A time lock prevents coins from moving until a chosen time or block height.

Gold cannot enforce such conditions by itself. Lawyers, banks, vault companies and contracts must handle comparable arrangements.

  1. A Worldwide Network Supports Bitcoin

Bitcoin becomes more useful as more people, businesses, developers, miners and payment providers support it.

Economists call the effect a network effect. A communication or payment network can gain value when more participants join and improve its usefulness.

Gold also benefits from wide acceptance, but Bitcoin combines scarcity with a payment and settlement network.
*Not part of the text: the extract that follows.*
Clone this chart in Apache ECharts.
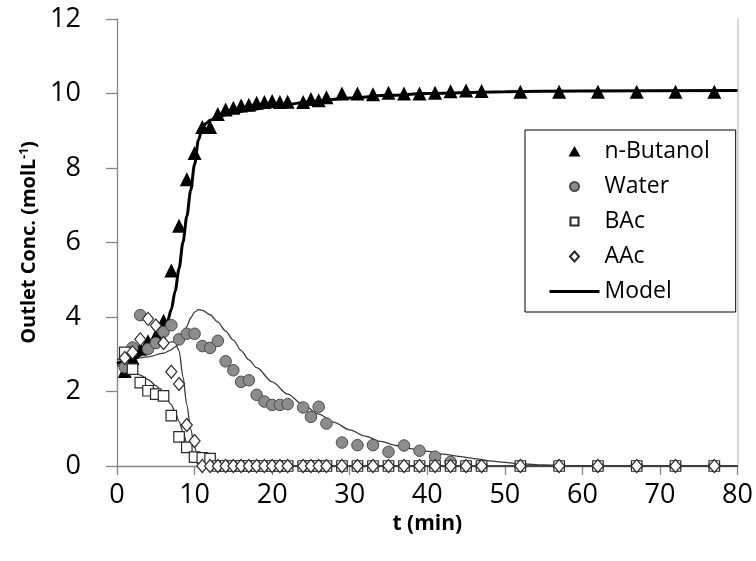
<!DOCTYPE html>
<html>
<head>
<meta charset="utf-8">
<script src="https://cdn.jsdelivr.net/npm/echarts@6/dist/echarts.min.js"></script>
<style>
  html, body { margin: 0; padding: 0; background: #fff; }
  #chart { width: 756px; height: 561px; }
</style>
</head>
<body>
<div id="chart"></div>
<script>
// Measured outlet concentrations (mol/L) against time (min)
const tButanol = [1,2,3,4,5,6,7,8,9,10,11,12,13,14,15,16,17,18,19,20,21,22,24,25,26,27,29,31,33,35,37,39,41,43,45,47,52,57,62,67,72,77];
const butanol  = [2.55,2.9,3.15,3.35,3.5,3.9,5.25,6.45,7.7,8.4,9.1,9.1,9.45,9.57,9.62,9.68,9.7,9.75,9.77,9.8,9.77,9.78,9.77,9.85,9.82,9.9,10.0,10.0,9.98,10.02,10.0,10.0,10.02,10.06,10.08,10.07,10.05,10.05,10.05,10.05,10.05,10.05];

const tWater = [1,2,3,4,5,6,7,8,9,10,11,12,13,14,15,16,17,18,19,20,21,22,24,25,26,27,29,31,33,35,37,39,41,43,45,47,52,57,62,67,72,77];
const water  = [2.65,3.18,4.05,3.14,3.3,3.6,3.78,3.4,3.55,3.55,3.22,3.17,3.36,2.81,2.57,2.26,2.3,1.91,1.73,1.64,1.64,1.66,1.57,1.32,1.59,1.14,0.63,0.56,0.56,0.38,0.55,0.41,0.25,0.11,0,0,0,0,0,0,0,0];

const tBAc = [1,2,3,4,5,6,7,8,9,10,11,12,13,14,15,16,17,18,19,20,21,22,24,25,26,27,29,31,33,35,37,39,41,43,45,47,52,57,62,67,72,77];
const bac  = [3.05,2.6,2.24,2.02,1.93,1.88,1.35,0.78,0.5,0.24,0.22,0.2,0,0,0,0,0,0,0,0,0,0,0,0,0,0,0,0,0,0,0,0,0,0,0,0,0,0,0,0,0,0];

const tAAc = [1,2,3,4,5,6,7,8,9,10,11,12,13,14,15,16,17,18,19,20,21,22,24,25,26,27,29,31,33,35,37,39,41,43,45,47,52,57,62,67,72,77];
const aac  = [2.9,3.05,3.4,3.95,3.77,3.3,2.53,2.2,1.1,0.67,0,0,0,0,0,0,0,0,0,0,0,0,0,0,0,0,0,0,0,0,0,0,0,0,0,0,0,0,0,0,0,0];

// Model curves
const modelButanolT = [0,2,4,5,6,6.5,7,7.5,8,8.5,9,9.5,10,10.5,11,11.5,12,13,15,17,20,25,30,35,40,50,60,80];
const modelButanol  = [2.75,2.88,3.08,3.28,3.62,3.88,4.2,4.7,5.3,6.0,6.7,7.4,8.1,8.75,9.08,9.2,9.28,9.38,9.48,9.56,9.65,9.78,9.88,9.95,10.0,10.05,10.07,10.08];

const modelWaterT = [0,2,4,6,7,7.5,8,8.5,9,9.5,10,10.5,11,12,13,14,15,16,17,18,20,22,24,26,28,30,32,34,36,38,40,42,44,46,48,50,52,55,58,60,80];
const modelWater  = [2.85,2.87,2.93,3.03,3.12,3.2,3.32,3.5,3.75,3.98,4.13,4.2,4.18,4.06,3.86,3.62,3.38,3.1,2.85,2.64,2.26,1.93,1.64,1.39,1.17,0.97,0.8,0.66,0.55,0.46,0.39,0.32,0.26,0.2,0.14,0.1,0.06,0.03,0.01,0,0];

const modelBAcT = [0,1,2,3,4,5,6,7,7.5,8,8.5,9,9.5,10,10.5,11,12,80];
const modelBAc  = [2.7,2.64,2.55,2.44,2.32,2.16,1.95,1.65,1.44,1.2,0.92,0.62,0.36,0.16,0.06,0.01,0,0];

const modelAAcT = [0,2,4,6,7,7.5,8,8.5,9,9.5,10,10.5,11,12,80];
const modelAAc  = [2.85,3.0,3.12,3.25,3.33,3.32,3.1,2.4,1.65,0.98,0.5,0.18,0.03,0,0];

// Axis ticks
const xTicks = { min: 0, max: 80, interval: 10 };
const yTicks = { min: 0, max: 12, interval: 2 };

const pairs = (xs, ys) => xs.map((x, i) => [x, ys[i]]);

// Legend icons laid out in a 50x11 box so that the small marker sits in the
// middle of the line-sized slot (the corner moves pin the bounding box).
const BOX = 'M0,0M50,11';
const ICON_TRIANGLE = 'path://' + BOX + 'M19,10.5L25,0L31,10.5Z';
const ICON_CIRCLE = 'path://' + BOX + 'M20.5,5.5a4.5,4.5 0 1,0 9,0a4.5,4.5 0 1,0 -9,0Z';
const ICON_SQUARE = 'path://' + BOX + 'M21,1.5L29,1.5L29,9.5L21,9.5Z';
const ICON_DIAMOND = 'path://' + BOX + 'M25,0.5L29.5,5.5L25,10.5L20.5,5.5Z';

const FONT = 'Open Sans';
const chart = echarts.init(document.getElementById('chart'), null, { renderer: 'canvas' });

const modelLine = (name, xs, ys, width, color) => ({
  name, type: 'line', data: pairs(xs, ys), symbol: 'none',
  smooth: 0.3, smoothMonotone: 'x', z: 2,
  lineStyle: { color, width }, itemStyle: { color }, silent: true
});

chart.setOption({
  animation: false,
  backgroundColor: '#fff',
  grid: { left: 117, right: 17, top: 19, bottom: 95 },
  legend: {
    orient: 'vertical',
    left: 525, top: 130,
    padding: [9, 26, 8, 23],
    borderColor: '#000', borderWidth: 1,
    backgroundColor: '#fff',
    itemWidth: 50, itemHeight: 11, itemGap: 10,
    textStyle: { fontFamily: FONT, fontSize: 23, color: '#000', lineHeight: 25 },
    data: [
      { name: 'n-Butanol', icon: ICON_TRIANGLE },
      { name: 'Water', icon: ICON_CIRCLE },
      { name: 'BAc', icon: ICON_SQUARE },
      { name: 'AAc', icon: ICON_DIAMOND },
      { name: 'Model', itemStyle: { opacity: 0 }, lineStyle: { width: 3, color: '#000', opacity: 1 } }
    ]
  },
  xAxis: [{
    type: 'value', min: xTicks.min, max: xTicks.max, interval: xTicks.interval,
    name: 't (min)', nameLocation: 'middle', nameGap: 47,
    nameTextStyle: { fontFamily: FONT, fontSize: 21, fontWeight: 'bold', color: '#000' },
    axisLine: { show: true, lineStyle: { color: '#868686', width: 1.3 } },
    axisTick: { show: true, length: 9, lineStyle: { color: '#868686', width: 1.3 } },
    axisLabel: { fontFamily: FONT, fontSize: 27, color: '#000', margin: 16 },
    splitLine: { show: false }
  }],
  yAxis: [{
    type: 'value', min: yTicks.min, max: yTicks.max, interval: yTicks.interval,
    name: '{a|Outlet Conc. (molL}{s|-1}{a|)}', nameLocation: 'middle', nameGap: 76, nameRotate: 90,
    nameTextStyle: {
      rich: {
        a: { fontFamily: FONT, fontSize: 20, fontWeight: 'bold', color: '#000' },
        s: { fontFamily: FONT, fontSize: 12, fontWeight: 'bold', color: '#000', verticalAlign: 'top', padding: [0, 0, 10, 0] }
      }
    },
    axisLine: { show: true, lineStyle: { color: '#868686', width: 1.3 } },
    axisTick: { show: true, length: 11, lineStyle: { color: '#868686', width: 1.3 } },
    axisLabel: { fontFamily: FONT, fontSize: 27, color: '#000', margin: 36 },
    splitLine: { show: false }
  }, {
    type: 'value', position: 'right', min: yTicks.min, max: yTicks.max, interval: yTicks.interval,
    axisLine: { show: true, lineStyle: { color: '#c8c8c8', width: 1.5 } },
    axisTick: { show: false }, axisLabel: { show: false }, splitLine: { show: false }
  }],
  series: [
    modelLine('Water model', modelWaterT, modelWater, 1.3, '#3a3a3a'),
    modelLine('BAc model', modelBAcT, modelBAc, 1.3, '#3a3a3a'),
    modelLine('AAc model', modelAAcT, modelAAc, 1.3, '#3a3a3a'),
    modelLine('Model', modelButanolT, modelButanol, 3, '#000'),
    {
      name: 'n-Butanol', type: 'scatter', data: pairs(tButanol, butanol), z: 3,
      symbol: 'triangle', symbolSize: 14,
      itemStyle: { color: '#000', opacity: 1 }
    },
    {
      name: 'Water', type: 'scatter', data: pairs(tWater, water), z: 4,
      symbol: 'circle', symbolSize: 11.5,
      itemStyle: { color: '#8c8c8c', borderColor: '#4a4a4a', borderWidth: 1, opacity: 1 }
    },
    {
      name: 'BAc', type: 'scatter', data: pairs(tBAc, bac), z: 5,
      symbol: 'rect', symbolSize: 10.5,
      itemStyle: { color: '#fff', borderColor: '#2a2a2a', borderWidth: 1.2, opacity: 1 }
    },
    {
      name: 'AAc', type: 'scatter', data: pairs(tAAc, aac), z: 6,
      symbol: 'diamond', symbolSize: [11, 13],
      itemStyle: { color: '#fff', borderColor: '#2a2a2a', borderWidth: 1.2, opacity: 1 }
    }
  ]
});
</script>
</body>
</html>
  1. Bitcoin Was Built For Online Use

Gold developed in a physical economy. Bitcoin operates natively on the internet.

You can send it to a digital wallet, integrate it with software and verify transactions without physically inspecting an item. Such features make Bitcoin easier to use in online commerce and digital financial services.

Does Bitcoin Really Beat Gold?

The answer depends on what you need.

Bitcoin offers easier transport, transparent issuance, precise divisibility and direct digital ownership. Gold offers a much longer record, lower dependence on electricity and internet access, and widespread recognition among central banks and traditional investors.

Bitcoin also carries greater price volatility. Its value can rise or fall sharply within a short period. Lost private keys may also mean permanent loss, while mistakes involving an exchange or wallet can prove difficult to reverse.

Rather than treating the comparison as an automatic choice, consider the role each asset might play. Gold provides physical scarcity with centuries of financial history. Bitcoin provides verifiable digital scarcity through an open network.

For new buyers, education should come before investment. Learn how wallets, private keys, transaction fees and exchange security work. Start with an amount you can afford to lose, and never share a wallet seed phrase with anyone.